Charts and diagrams as code:
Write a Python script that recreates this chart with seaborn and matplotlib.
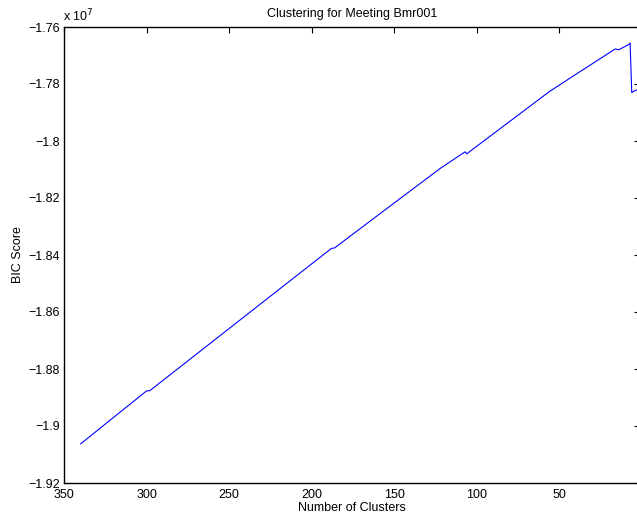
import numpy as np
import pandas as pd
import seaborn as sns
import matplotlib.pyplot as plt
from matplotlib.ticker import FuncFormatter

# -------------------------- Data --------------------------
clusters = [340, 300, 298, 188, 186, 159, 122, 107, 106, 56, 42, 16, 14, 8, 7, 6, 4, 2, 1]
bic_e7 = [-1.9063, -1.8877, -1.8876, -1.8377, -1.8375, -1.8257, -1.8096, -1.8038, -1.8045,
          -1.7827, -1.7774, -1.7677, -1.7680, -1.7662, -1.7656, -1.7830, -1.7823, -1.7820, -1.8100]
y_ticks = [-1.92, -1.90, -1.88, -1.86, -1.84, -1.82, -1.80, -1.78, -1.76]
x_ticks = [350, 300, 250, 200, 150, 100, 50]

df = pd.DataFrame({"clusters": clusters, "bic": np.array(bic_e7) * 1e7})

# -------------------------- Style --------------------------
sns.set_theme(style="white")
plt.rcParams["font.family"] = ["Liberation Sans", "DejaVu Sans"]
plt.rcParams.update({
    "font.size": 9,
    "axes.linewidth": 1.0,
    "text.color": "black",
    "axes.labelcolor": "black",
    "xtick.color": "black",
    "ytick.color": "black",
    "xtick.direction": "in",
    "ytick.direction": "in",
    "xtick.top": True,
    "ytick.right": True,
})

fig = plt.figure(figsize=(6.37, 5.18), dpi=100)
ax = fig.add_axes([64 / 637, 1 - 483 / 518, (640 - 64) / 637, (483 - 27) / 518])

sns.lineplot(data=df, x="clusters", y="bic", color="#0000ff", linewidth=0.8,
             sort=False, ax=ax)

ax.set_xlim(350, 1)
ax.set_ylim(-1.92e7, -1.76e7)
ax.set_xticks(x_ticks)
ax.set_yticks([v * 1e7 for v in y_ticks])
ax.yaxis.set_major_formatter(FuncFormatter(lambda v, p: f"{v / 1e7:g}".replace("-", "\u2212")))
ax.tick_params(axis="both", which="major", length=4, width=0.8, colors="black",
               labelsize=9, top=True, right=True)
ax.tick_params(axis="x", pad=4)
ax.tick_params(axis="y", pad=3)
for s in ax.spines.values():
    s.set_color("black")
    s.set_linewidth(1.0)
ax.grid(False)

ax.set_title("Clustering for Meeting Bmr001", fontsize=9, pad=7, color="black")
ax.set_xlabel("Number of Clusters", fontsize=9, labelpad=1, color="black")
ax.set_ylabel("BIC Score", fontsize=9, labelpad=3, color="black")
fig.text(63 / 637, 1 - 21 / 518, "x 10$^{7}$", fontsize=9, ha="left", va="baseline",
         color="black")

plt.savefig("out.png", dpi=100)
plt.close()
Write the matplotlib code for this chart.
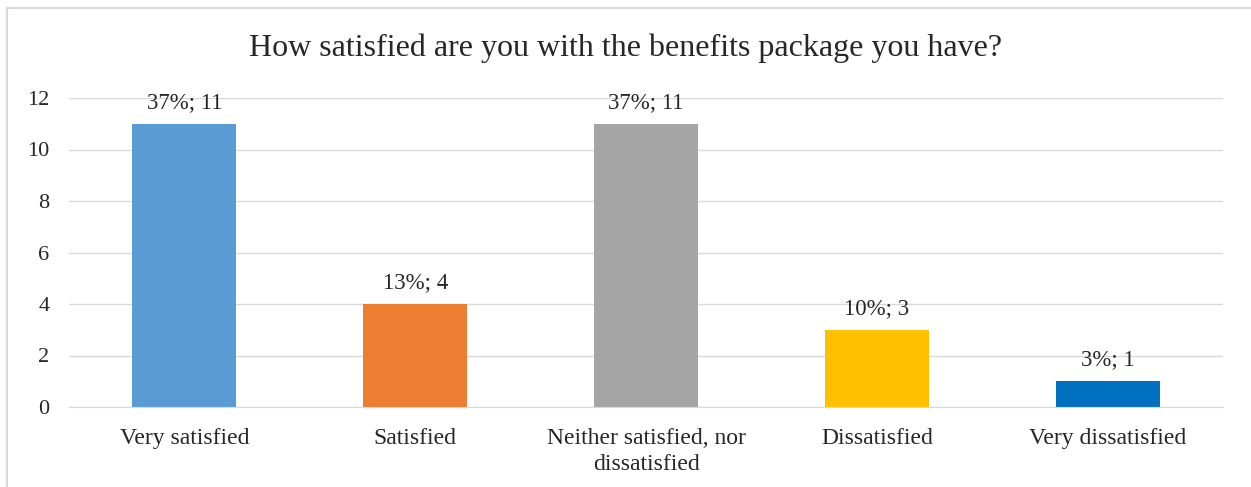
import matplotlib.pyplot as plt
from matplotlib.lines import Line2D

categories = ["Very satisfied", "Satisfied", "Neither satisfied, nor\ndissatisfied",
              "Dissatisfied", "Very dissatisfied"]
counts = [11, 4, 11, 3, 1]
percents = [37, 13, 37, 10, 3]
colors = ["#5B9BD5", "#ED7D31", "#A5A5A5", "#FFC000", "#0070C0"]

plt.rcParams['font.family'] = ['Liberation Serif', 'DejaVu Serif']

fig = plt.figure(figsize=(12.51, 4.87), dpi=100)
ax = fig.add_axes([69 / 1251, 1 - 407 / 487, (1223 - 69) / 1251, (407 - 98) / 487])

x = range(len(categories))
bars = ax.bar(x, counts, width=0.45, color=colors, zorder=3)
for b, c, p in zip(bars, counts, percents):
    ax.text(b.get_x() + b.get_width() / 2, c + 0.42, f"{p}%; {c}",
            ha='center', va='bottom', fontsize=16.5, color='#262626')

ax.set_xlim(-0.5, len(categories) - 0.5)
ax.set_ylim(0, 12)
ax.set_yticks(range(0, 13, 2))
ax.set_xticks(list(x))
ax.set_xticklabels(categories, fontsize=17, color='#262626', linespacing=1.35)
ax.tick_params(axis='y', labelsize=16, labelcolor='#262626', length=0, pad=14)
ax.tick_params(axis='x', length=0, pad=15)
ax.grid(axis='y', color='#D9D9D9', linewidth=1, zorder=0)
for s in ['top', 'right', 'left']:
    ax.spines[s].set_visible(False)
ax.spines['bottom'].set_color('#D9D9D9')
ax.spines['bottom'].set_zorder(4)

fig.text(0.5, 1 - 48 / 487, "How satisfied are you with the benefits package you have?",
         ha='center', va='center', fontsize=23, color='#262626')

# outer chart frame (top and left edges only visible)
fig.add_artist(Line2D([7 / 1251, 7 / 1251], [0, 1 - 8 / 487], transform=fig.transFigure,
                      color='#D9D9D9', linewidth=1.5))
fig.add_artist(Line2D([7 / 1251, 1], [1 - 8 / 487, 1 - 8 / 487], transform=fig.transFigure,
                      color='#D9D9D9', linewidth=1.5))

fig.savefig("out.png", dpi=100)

**Given problem**. Reproduce every record above exactly, omitting the pictures.

**Answer below**.
Write a Python script that recreates this chart with seaborn and matplotlib.
import numpy as np
import pandas as pd
import seaborn as sns
import matplotlib.pyplot as plt
from matplotlib.ticker import FuncFormatter

# -------------------------- Data --------------------------
clusters = [340, 300, 298, 188, 186, 159, 122, 107, 106, 56, 42, 16, 14, 8, 7, 6, 4, 2, 1]
bic_e7 = [-1.9063, -1.8877, -1.8876, -1.8377, -1.8375, -1.8257, -1.8096, -1.8038, -1.8045,
          -1.7827, -1.7774, -1.7677, -1.7680, -1.7662, -1.7656, -1.7830, -1.7823, -1.7820, -1.8100]
y_ticks = [-1.92, -1.90, -1.88, -1.86, -1.84, -1.82, -1.80, -1.78, -1.76]
x_ticks = [350, 300, 250, 200, 150, 100, 50]

df = pd.DataFrame({"clusters": clusters, "bic": np.array(bic_e7) * 1e7})

# -------------------------- Style --------------------------
sns.set_theme(style="white")
plt.rcParams["font.family"] = ["Liberation Sans", "DejaVu Sans"]
plt.rcParams.update({
    "font.size": 9,
    "axes.linewidth": 1.0,
    "text.color": "black",
    "axes.labelcolor": "black",
    "xtick.color": "black",
    "ytick.color": "black",
    "xtick.direction": "in",
    "ytick.direction": "in",
    "xtick.top": True,
    "ytick.right": True,
})

fig = plt.figure(figsize=(6.37, 5.18), dpi=100)
ax = fig.add_axes([64 / 637, 1 - 483 / 518, (640 - 64) / 637, (483 - 27) / 518])

sns.lineplot(data=df, x="clusters", y="bic", color="#0000ff", linewidth=0.8,
             sort=False, ax=ax)

ax.set_xlim(350, 1)
ax.set_ylim(-1.92e7, -1.76e7)
ax.set_xticks(x_ticks)
ax.set_yticks([v * 1e7 for v in y_ticks])
ax.yaxis.set_major_formatter(FuncFormatter(lambda v, p: f"{v / 1e7:g}".replace("-", "\u2212")))
ax.tick_params(axis="both", which="major", length=4, width=0.8, colors="black",
               labelsize=9, top=True, right=True)
ax.tick_params(axis="x", pad=4)
ax.tick_params(axis="y", pad=3)
for s in ax.spines.values():
    s.set_color("black")
    s.set_linewidth(1.0)
ax.grid(False)

ax.set_title("Clustering for Meeting Bmr001", fontsize=9, pad=7, color="black")
ax.set_xlabel("Number of Clusters", fontsize=9, labelpad=1, color="black")
ax.set_ylabel("BIC Score", fontsize=9, labelpad=3, color="black")
fig.text(63 / 637, 1 - 21 / 518, "x 10$^{7}$", fontsize=9, ha="left", va="baseline",
         color="black")

plt.savefig("out.png", dpi=100)
plt.close()
Write the matplotlib code for this chart.
import matplotlib.pyplot as plt
from matplotlib.lines import Line2D

categories = ["Very satisfied", "Satisfied", "Neither satisfied, nor\ndissatisfied",
              "Dissatisfied", "Very dissatisfied"]
counts = [11, 4, 11, 3, 1]
percents = [37, 13, 37, 10, 3]
colors = ["#5B9BD5", "#ED7D31", "#A5A5A5", "#FFC000", "#0070C0"]

plt.rcParams['font.family'] = ['Liberation Serif', 'DejaVu Serif']

fig = plt.figure(figsize=(12.51, 4.87), dpi=100)
ax = fig.add_axes([69 / 1251, 1 - 407 / 487, (1223 - 69) / 1251, (407 - 98) / 487])

x = range(len(categories))
bars = ax.bar(x, counts, width=0.45, color=colors, zorder=3)
for b, c, p in zip(bars, counts, percents):
    ax.text(b.get_x() + b.get_width() / 2, c + 0.42, f"{p}%; {c}",
            ha='center', va='bottom', fontsize=16.5, color='#262626')

ax.set_xlim(-0.5, len(categories) - 0.5)
ax.set_ylim(0, 12)
ax.set_yticks(range(0, 13, 2))
ax.set_xticks(list(x))
ax.set_xticklabels(categories, fontsize=17, color='#262626', linespacing=1.35)
ax.tick_params(axis='y', labelsize=16, labelcolor='#262626', length=0, pad=14)
ax.tick_params(axis='x', length=0, pad=15)
ax.grid(axis='y', color='#D9D9D9', linewidth=1, zorder=0)
for s in ['top', 'right', 'left']:
    ax.spines[s].set_visible(False)
ax.spines['bottom'].set_color('#D9D9D9')
ax.spines['bottom'].set_zorder(4)

fig.text(0.5, 1 - 48 / 487, "How satisfied are you with the benefits package you have?",
         ha='center', va='center', fontsize=23, color='#262626')

# outer chart frame (top and left edges only visible)
fig.add_artist(Line2D([7 / 1251, 7 / 1251], [0, 1 - 8 / 487], transform=fig.transFigure,
                      color='#D9D9D9', linewidth=1.5))
fig.add_artist(Line2D([7 / 1251, 1], [1 - 8 / 487, 1 - 8 / 487], transform=fig.transFigure,
                      color='#D9D9D9', linewidth=1.5))

fig.savefig("out.png", dpi=100)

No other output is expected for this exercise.